Based upon the foregoing Detailed Description, it should be apparent that the present invention provides an innovative system and method operable in a high performance computing environment for obtaining code coverage information relating to the testing of any pre-file system code path selectable by specifying one or more testing parameters. Quality of the testing modules can be not only assured but, where necessary, can also be significantly improved, as the untested portions of the selected pre-file system code portion (e.g., boot process code) can be uncovered and new tests and/or test flows can be developed to fill the coverage gaps. Since the test flows can be customized to suit different software and hardware configurations, coverage information can be reliably gathered in all types of computing environments.
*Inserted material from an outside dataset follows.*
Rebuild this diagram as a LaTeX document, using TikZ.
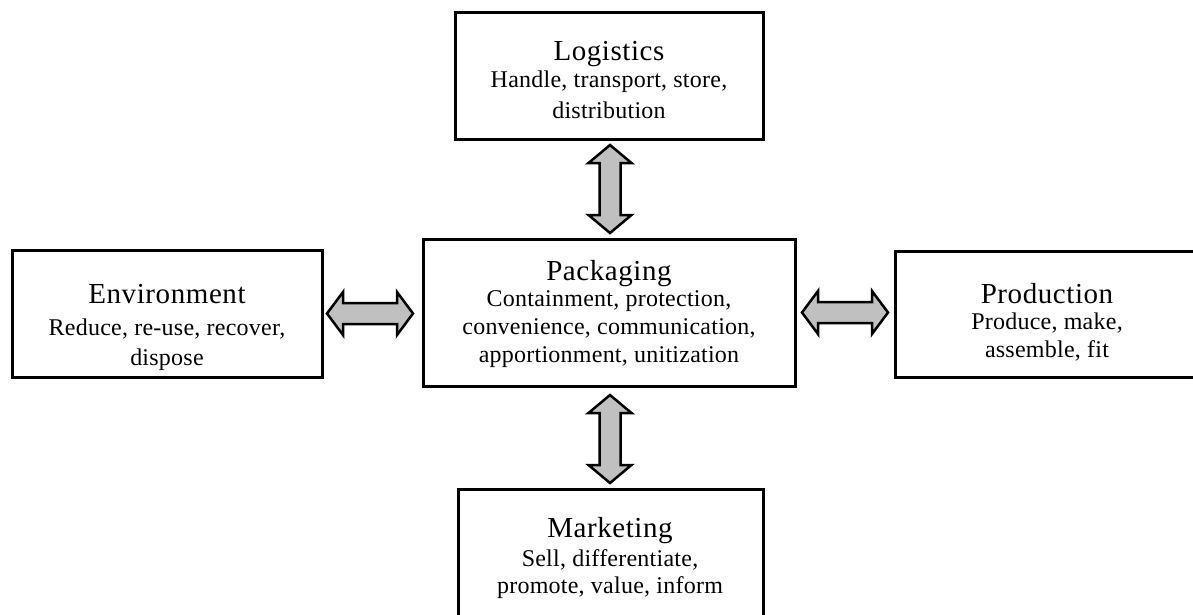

It is believed that the operation and construction of the present invention will be apparent from the foregoing Detailed Description. While the system and method shown and described have been characterized as being preferred, it should be readily understood that various changes and modifications could be made therein without departing from the scope of the present invention as set forth in the following claims. For example, while the teachings of the present invention have been generally exemplified within the context of a hardware platform running the HP-UX® OS environment, e.g., an IA-64 platform, those skilled in the art should recognize that the present invention can be practiced in conjunction with other hardware and software platforms. Also, the fatal errors deliberately caused to create a system crash may comprise OS-based errors, hardware errors, or a combination thereof. Furthermore, the code coverage information in the dump files may be stored locally or remotely, using any known or heretofore unknown storage medium. Accordingly, all such modifications, extensions, variations, amendments, additions, deletions, combinations, and the like are deemed to be within the ambit of the present invention whose scope is defined solely by the claims set forth hereinbelow.